Once I've identified my "shooters" in the area, I try to establish some type of pattern on them by utilizing trail cameras along with field scouting from a distance.  Many of the cameras I have on food plots are setup to automatically take pictures every 3-4 minutes.  It’s amazing what you can learn about the way deer enter food plots by doing this.  As I keep a good inventory of the deer by studying the photos, I watch the times they show up and leave the food plots.  I also keep a log of daily wind directions and cross reference where they enter the plots in different winds.

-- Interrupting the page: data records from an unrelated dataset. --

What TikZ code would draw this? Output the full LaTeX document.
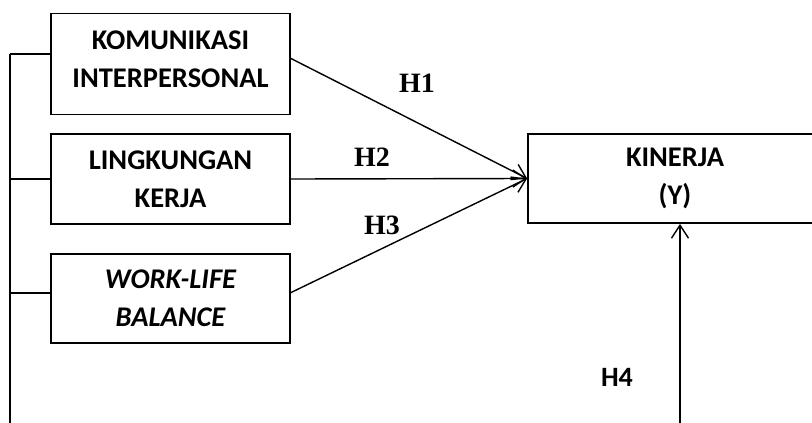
\documentclass[tikz,border=0pt]{standalone}
\usepackage{fontspec}
\setmainfont{Carlito}
\newfontfamily\timesfont{Liberation Serif}
\usetikzlibrary{arrows.meta,calc}
\begin{document}
\begin{tikzpicture}[x=1pt,y=-1pt,
  box/.style={draw,line width=1.8pt,inner sep=0pt,align=center,
    font=\bfseries\fontsize{28.5}{38}\selectfont},
  conn/.style={line width=1.4pt},
  arr/.style={conn,-{Straight Barb[length=13pt,width=17pt,line width=1.4pt]}},
  hlab/.style={font=\timesfont\bfseries\fontsize{28}{30}\selectfont},
  hlabsans/.style={font=\bfseries\fontsize{28}{30}\selectfont}]
\useasboundingbox (0,0) rectangle (812,423);
\begin{scope}
\clip (0,0) rectangle (812,423);
\node[box,minimum width=239pt,minimum height=101pt] (b1) at (170.5,64) {KOMUNIKASI\\INTERPERSONAL\\[-28pt]\mbox{}};
\node[box,minimum width=239pt,minimum height=90pt] (b2) at (170.5,179) {LINGKUNGAN\\KERJA};
\node[box,minimum width=239pt,minimum height=89pt] (b3) at (170.5,298.5) {\itshape WORK-LIFE\\\itshape BALANCE};
\node[box,minimum width=294pt,minimum height=89pt] (kin) at (675,178.5) {KINERJA\\(Y)};
\coordinate (top) at (10,54);
\coordinate (bot) at (10,430);
\coordinate (c3) at (10,293);
\coordinate (s1) at (290,58);
\coordinate (s3) at (290,293);
\coordinate (h4s) at (680,430);
\draw[conn] (top) -- (bot);
\draw[conn] (top) -- (top -| b1.west);
\draw[conn] (b2.west -| top) -- (b2.west);
\draw[conn] (c3) -- (c3 -| b3.west);
\draw[arr] (s1) -- (kin.west);
\draw[arr] (b2.east) -- (kin.west);
\draw[arr] (s3) -- (kin.west);
\draw[arr] (h4s) -- (h4s |- kin.south);
\node[hlab] (h1) at (417,83) {H1};
\node[hlab] (h2) at (372,157) {H2};
\node[hlab] (h3) at (382,225) {H3};
\node[hlabsans] (h4) at (617,377) {H4};
\end{scope}
\end{tikzpicture}
\end{document}
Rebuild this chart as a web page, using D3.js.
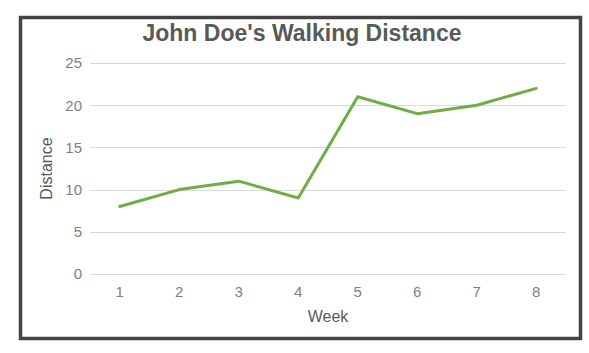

Usually as the full moon approaches their arrival times move closer to shooting light.  I “WILL NOT” hunt in the morning during early season due to the fact that the deer are on their early season feeding patterns.  I don’t want to take the chance of going in and spooking them off of their daily routine in the dark which could change everything... Instead I wait for what I feel is the right time.

As I start to get photos of a "shooter" on the food plots in or just after shooting light during the evening and leaving just before or after sun rise, This usually tells me that he is still close by and I will hunt the stands I have set for whatever wind direction I have that day. 

This year was no different!  With the New Moon approaching on October 15th the bucks seemed to be following the same pattern as they have in the past.  I was starting to get more and more photos on my trail cameras over the food plots pushing shooting light.  This day we had pretty cool temps, 33 degrees in the morning with light rain till about noon then only warming up to low 50's.  My girlfriend Dana had a teachers meeting after school so I called the best cameraman I know and good friend Larry Scheetz (shameless plug) to see if he would be able to film for me that evening.  As the evening progressed we had two yearling bucks, a mature doe and button buck feeding in the food plot.  The doe was very nervous and every time the wind would gust/swirl she would catch a little whiff of something she didn't like (US) and would go on high alert... Not being able to pin point what she smelled she would begin to feed again as if we were not even there.  With about 5 minutes of filming light left the doe seemed to get spooked and she ran about 20 yards and stopped as she looked to our left.  I thought to myself "Oh man, we're done for!"  Just then Larry looked to our Left and out of our blind spot walked three bucks, two nice mature bucks and an awesome 3yr old up and comer. 

The rest of the deer pushed to the back side of the food plot as these bullies made their entrance.  Two of the bucks turned and started to the downhill side of the food plot but one bruiser kept on coming right out into the middle and started feeding as if he owned the place.  I slowly ranged him at 42 yards and then clipped my release on my string.  I drew my bow and tried to get on the buck but had to modify my shooting form and bend my elbow out to get on him... Even doing so I still felt steady and comfortable as i settled my 40yd pin on the buck and touched off the trigger... as I watched the arrow flying I knew immediately it wasn't headed for where I had my pin.  As it struck the buck my heart crashed.... The arrow had hit him back and high.  The buck instantly spun and ran for cover visually not in good shape.  I was really crushed; by far the worst shot I've ever made on an animal. 

I was shooting the new “Killzone” broad head from NAP with a big 2" cutting diameter so I was just hoping it did its job since I failed to do mine.  From the shot placement I was determined to leave this buck lay overnight but as we sat there watching the video over and over I started to question my doubt.  While reviewing the video we could see instantly as the arrow hit the buck a large amount of blood started pumping out as he ran off.  We decided we would slowly and quietly pack our gear and take it back to the truck and grab some lights giving him some additional time.  From the replay of the footage it looked as if I hit the Aortic Artery that runs down the spin so we decided to look in the field to determine if it looked promising or not.  If it look good then we would continue tracking.  It was a very easy decision to make as soon as we found where the buck had stood in the field.   There was enough blood in the field anyone could jog and follow even with a flash light.  As we walked down the trail amazed by the amount of blood left behind, I found my arrow about 60yds from where I shot him.  Then just 20 short yards past the arrow laid my prize!   A great mature 142" main frame 8pt with a few extra points!  Totally relieved that the NAP KILLZONE broad head was able to make up for the poor shot I had made.  I know less than perfect shots happen but it had been a long time since I’ve made one.  So I was very happy to know that there was no suffering and it was a quick clean kill and the buck only went 80yds.